It sounds like the upload process is a human action, such as SFTP or a browser upload. If the latter, you might be able to mask the underlying enginery.
For example, if the technique you use is the temp upload approach, if the upload is happening with a CGI script or similar process over which you have complete control, you can simply do the move step (see below) after the upload is complete inside the CGI script.
This becomes a human manual step if they're uploading using something like SFTP, which may or may not be culturally palatable, and is therefore a design decision. Enjoy.
So -- the usual solutions:
- Flag file (noted above)
- Temp upload location and rename/move (noted above)
- Track file size over time (complex, prone to failure, assumptive, last resort)
Flag File
The flag file technique is more often used in automated systems. It goes something like this:
- Sender uploads file (i.e., abc.dat)
- Sender uploads a tiny flag file (i.e., abc.dat.ok)
- Mover loop scans for flag files *.ok and finds this new one
- Mover renames flag file abc.dat.okto abc.dat.wipto show it's being worked on
- Mover moves file abc.dat
- Mover removes file abc.dat
- Mover removes flag file abc.dat.wip
Renaming the flag file to show current status has the added advantage of permitting multiple worker threads to work on the same repository of files needing processing, since the rename operation is likely atomic (eliminates single-step race condition), and if not atomic, is at least very fast (low risk of race condition).
Robust craftsmanship can fine-tune this process for efficiency and collision reduction, such as globbing *.okbut rechecking each flag file's existence before attempting the processing of it.
Temp Upload
The temp upload technique is more often used in automated systems. It goes something like this:
- Sender uploads file to temporary location (i.e., tempul/abc.dat)
- Sender moves file to repository location (i.e., rename tempul/abc.dat ./abc.dat)
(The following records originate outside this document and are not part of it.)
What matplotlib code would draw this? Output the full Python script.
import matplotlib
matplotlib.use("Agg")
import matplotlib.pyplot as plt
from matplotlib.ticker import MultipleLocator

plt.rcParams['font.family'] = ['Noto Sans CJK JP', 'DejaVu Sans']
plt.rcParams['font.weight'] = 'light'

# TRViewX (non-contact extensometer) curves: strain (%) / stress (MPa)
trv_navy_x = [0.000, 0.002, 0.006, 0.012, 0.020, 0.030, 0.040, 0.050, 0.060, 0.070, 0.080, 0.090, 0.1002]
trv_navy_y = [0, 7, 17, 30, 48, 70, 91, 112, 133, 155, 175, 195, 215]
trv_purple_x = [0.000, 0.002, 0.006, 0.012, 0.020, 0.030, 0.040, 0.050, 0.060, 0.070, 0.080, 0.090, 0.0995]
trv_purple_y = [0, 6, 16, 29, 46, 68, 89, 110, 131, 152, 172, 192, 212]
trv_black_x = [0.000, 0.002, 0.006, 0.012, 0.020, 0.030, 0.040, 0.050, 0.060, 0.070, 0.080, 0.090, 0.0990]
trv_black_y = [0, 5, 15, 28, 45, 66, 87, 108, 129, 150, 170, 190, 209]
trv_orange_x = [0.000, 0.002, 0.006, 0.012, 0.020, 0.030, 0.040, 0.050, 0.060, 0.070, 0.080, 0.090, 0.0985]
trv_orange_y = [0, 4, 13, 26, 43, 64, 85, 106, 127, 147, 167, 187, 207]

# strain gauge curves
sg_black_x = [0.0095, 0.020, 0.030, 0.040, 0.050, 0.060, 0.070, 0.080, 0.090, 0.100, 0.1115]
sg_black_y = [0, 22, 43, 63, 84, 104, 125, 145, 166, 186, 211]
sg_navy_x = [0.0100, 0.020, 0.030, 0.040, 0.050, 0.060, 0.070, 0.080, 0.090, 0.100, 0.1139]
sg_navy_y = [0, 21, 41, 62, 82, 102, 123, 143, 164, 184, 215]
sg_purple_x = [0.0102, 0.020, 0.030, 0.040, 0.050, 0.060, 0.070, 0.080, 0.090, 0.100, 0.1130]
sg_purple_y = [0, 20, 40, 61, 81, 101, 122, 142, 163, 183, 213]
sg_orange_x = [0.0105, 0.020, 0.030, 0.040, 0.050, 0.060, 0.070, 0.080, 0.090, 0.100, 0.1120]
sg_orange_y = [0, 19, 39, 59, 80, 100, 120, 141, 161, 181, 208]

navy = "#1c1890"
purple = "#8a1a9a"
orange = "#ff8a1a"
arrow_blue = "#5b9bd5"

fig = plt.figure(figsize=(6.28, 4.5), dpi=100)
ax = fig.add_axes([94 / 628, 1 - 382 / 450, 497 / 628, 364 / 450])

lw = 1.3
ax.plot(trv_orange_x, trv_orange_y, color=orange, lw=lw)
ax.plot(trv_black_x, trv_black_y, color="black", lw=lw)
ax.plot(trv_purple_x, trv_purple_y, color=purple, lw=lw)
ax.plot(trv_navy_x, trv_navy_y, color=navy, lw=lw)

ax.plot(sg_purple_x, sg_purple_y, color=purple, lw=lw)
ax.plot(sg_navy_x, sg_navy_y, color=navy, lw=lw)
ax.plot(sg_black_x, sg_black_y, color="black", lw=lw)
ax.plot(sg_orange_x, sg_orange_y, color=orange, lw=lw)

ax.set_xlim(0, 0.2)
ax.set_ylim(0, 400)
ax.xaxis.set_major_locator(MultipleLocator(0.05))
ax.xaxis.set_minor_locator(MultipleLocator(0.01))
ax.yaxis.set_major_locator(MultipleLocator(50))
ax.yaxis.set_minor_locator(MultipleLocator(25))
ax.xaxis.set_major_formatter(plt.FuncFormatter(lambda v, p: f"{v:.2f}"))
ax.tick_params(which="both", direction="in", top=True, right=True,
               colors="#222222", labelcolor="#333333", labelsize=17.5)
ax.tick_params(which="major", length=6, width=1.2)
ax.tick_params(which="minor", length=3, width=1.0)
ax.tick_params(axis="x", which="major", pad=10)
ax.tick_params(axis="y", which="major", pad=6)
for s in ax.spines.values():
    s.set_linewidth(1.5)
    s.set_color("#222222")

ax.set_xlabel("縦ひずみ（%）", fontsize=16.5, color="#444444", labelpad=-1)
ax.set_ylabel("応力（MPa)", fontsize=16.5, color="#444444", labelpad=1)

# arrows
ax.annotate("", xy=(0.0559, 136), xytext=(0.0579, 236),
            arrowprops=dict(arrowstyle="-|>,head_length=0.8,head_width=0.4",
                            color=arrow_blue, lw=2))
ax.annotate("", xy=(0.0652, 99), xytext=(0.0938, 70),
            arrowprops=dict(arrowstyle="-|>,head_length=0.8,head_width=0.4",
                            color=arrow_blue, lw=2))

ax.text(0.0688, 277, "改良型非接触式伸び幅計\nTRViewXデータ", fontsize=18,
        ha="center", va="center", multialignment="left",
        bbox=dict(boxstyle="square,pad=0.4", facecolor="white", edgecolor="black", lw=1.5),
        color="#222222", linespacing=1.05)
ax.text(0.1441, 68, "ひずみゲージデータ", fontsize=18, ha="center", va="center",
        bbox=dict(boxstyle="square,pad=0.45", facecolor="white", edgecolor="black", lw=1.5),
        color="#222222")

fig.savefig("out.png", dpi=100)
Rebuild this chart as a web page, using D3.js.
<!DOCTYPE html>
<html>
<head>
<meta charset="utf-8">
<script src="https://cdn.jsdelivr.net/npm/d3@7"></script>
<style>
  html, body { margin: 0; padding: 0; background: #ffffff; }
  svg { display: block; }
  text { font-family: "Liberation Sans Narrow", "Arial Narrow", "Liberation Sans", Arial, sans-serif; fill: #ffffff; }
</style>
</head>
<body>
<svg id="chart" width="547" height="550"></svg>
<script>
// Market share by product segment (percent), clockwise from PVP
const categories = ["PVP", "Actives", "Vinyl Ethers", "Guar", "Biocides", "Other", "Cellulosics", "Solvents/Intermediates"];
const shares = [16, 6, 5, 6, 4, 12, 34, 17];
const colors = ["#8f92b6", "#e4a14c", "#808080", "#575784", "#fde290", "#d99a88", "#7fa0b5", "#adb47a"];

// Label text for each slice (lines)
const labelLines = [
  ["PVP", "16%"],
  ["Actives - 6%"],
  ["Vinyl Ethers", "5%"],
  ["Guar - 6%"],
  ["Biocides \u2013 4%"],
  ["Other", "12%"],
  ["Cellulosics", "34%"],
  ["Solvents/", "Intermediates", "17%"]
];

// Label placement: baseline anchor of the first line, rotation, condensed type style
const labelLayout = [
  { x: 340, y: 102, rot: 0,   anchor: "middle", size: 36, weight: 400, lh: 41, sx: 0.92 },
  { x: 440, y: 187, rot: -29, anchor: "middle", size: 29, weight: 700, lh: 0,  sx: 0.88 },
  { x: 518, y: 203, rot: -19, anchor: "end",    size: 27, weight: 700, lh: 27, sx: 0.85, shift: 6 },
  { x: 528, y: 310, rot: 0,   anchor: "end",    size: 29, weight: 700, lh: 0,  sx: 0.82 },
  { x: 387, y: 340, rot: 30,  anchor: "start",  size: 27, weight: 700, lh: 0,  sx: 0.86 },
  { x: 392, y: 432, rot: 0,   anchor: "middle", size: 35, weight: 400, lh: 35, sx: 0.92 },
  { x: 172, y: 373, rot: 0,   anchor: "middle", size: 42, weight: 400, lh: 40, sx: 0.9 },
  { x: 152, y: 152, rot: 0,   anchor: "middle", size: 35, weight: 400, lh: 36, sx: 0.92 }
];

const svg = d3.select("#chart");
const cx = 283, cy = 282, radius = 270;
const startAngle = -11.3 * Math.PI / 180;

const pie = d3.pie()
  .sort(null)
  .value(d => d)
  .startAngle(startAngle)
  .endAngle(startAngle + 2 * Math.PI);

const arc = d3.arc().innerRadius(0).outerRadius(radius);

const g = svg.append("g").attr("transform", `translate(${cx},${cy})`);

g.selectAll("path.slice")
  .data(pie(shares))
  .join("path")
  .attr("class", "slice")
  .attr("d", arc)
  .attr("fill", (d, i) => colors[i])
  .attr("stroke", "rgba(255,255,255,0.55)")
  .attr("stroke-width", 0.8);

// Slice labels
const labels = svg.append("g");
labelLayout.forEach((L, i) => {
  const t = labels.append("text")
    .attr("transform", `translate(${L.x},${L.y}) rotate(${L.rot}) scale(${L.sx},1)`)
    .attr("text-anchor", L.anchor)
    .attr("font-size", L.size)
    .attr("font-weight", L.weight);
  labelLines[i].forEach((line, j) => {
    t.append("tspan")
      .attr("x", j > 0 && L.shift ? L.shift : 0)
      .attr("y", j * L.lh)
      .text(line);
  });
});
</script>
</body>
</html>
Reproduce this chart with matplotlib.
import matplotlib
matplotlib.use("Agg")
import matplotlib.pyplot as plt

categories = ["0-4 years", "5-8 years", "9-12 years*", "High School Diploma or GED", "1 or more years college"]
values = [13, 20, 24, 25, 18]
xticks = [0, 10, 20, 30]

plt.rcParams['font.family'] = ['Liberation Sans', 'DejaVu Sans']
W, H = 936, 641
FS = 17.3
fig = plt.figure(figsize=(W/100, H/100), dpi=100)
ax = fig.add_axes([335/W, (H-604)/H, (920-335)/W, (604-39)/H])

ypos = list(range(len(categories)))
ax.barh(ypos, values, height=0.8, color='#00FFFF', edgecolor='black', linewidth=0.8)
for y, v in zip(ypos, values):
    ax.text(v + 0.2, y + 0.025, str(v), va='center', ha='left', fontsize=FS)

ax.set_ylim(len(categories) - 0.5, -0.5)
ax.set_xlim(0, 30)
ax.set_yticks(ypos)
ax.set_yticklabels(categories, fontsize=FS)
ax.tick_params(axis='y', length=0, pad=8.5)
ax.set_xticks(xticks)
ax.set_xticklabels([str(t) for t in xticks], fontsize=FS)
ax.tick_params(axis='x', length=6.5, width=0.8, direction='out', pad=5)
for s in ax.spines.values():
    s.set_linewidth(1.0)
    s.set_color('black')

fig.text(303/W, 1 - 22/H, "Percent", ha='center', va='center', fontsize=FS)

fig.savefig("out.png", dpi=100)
- Mover loop scans for files in the repository and finds this new one
- Mover moves file abc.dat
- Mover removes file abc.dat
As described, this assumes a single worker process for the mover; the mover process can use flag files or some other technique to achieve the same multi-worker-safe environment as the Flag File technique.
Track File Size
The file size tracking technique is fraught with assumptions and difficulties, but if you cannot gracefully implement another solution, it's a possible improvement over leaving everything to chance. It goes something like this:
- Mover process is configured to give each file a certain amount of time before it is presumed complete (i.e., 5 minutes with no change in file size)
- Sender uploads file (i.e., abc.dat)
- Mover loop scans for files in the repository and records file sizes; if the size has changed, record the current timestamp
- Mover eventually notices the file size hasn't changed for the previously noted configuration time (e.g., 5 minutes), and thus presumes the file upload is complete, and moves the file
This process is dependent upon a dynamic file size being properly reported from the OS; I've seen some environments where the reported size of the file is the full size as soon as the file is opened, which obviously renders this technique impotent.
As described, this assumes a single worker process for the mover; however, so long as a failure in the move operation does not cause the script to die, it is likely a fairly safe construct for the multiple worker process environment.